▶ **Data provided**
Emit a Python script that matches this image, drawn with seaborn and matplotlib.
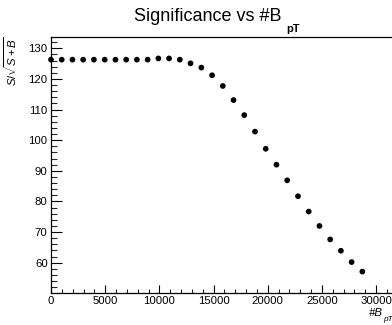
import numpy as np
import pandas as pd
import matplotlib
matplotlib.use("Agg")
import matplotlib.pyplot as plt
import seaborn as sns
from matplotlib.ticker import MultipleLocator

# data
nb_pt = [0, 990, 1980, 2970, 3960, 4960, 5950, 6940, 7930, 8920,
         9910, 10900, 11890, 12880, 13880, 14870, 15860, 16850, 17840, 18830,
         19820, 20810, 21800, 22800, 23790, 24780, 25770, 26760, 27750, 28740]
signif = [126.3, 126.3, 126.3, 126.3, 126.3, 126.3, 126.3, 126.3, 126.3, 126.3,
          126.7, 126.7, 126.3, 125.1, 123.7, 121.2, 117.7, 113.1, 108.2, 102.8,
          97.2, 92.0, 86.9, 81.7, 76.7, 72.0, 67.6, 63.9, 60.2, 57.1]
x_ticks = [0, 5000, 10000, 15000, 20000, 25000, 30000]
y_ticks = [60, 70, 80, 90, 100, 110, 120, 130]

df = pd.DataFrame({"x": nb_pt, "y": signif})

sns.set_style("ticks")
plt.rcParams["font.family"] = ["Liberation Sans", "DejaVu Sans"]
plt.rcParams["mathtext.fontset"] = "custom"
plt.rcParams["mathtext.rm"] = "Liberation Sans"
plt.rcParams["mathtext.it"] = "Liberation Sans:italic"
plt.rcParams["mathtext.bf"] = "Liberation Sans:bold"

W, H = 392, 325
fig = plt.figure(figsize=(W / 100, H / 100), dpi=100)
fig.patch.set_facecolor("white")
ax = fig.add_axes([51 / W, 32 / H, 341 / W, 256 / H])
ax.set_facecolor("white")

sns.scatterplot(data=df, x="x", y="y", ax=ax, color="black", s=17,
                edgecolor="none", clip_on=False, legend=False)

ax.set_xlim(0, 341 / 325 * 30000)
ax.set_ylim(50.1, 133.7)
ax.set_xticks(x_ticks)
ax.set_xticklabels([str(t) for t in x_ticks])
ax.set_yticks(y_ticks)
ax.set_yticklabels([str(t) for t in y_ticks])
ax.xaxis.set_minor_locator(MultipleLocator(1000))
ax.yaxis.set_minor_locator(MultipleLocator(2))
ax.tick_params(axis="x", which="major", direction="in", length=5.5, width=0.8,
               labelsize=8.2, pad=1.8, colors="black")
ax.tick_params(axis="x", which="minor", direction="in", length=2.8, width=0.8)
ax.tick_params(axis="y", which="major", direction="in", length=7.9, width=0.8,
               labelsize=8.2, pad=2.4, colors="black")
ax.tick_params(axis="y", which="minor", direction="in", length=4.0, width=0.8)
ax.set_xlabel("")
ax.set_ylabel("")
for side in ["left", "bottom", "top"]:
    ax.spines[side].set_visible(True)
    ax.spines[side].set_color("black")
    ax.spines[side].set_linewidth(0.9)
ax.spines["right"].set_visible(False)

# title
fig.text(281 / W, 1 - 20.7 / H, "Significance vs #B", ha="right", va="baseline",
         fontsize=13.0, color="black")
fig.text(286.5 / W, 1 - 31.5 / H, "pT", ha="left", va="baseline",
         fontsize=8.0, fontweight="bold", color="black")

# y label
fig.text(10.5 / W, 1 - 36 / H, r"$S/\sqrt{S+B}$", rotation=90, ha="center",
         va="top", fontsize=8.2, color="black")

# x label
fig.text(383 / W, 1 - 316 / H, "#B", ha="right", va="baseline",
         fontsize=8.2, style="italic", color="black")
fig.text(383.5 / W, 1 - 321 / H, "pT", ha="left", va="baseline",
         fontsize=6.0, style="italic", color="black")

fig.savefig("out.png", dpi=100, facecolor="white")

▶ **What you are asked to do**
Give again, word for word, every line from the top of the data through the line with "from matplotlib.ticker import MultipleLocator", both ends included, and exclude the pictures.

▶ **Full solution**
Emit a Python script that matches this image, drawn with seaborn and matplotlib.
import numpy as np
import pandas as pd
import matplotlib
matplotlib.use("Agg")
import matplotlib.pyplot as plt
import seaborn as sns
from matplotlib.ticker import MultipleLocator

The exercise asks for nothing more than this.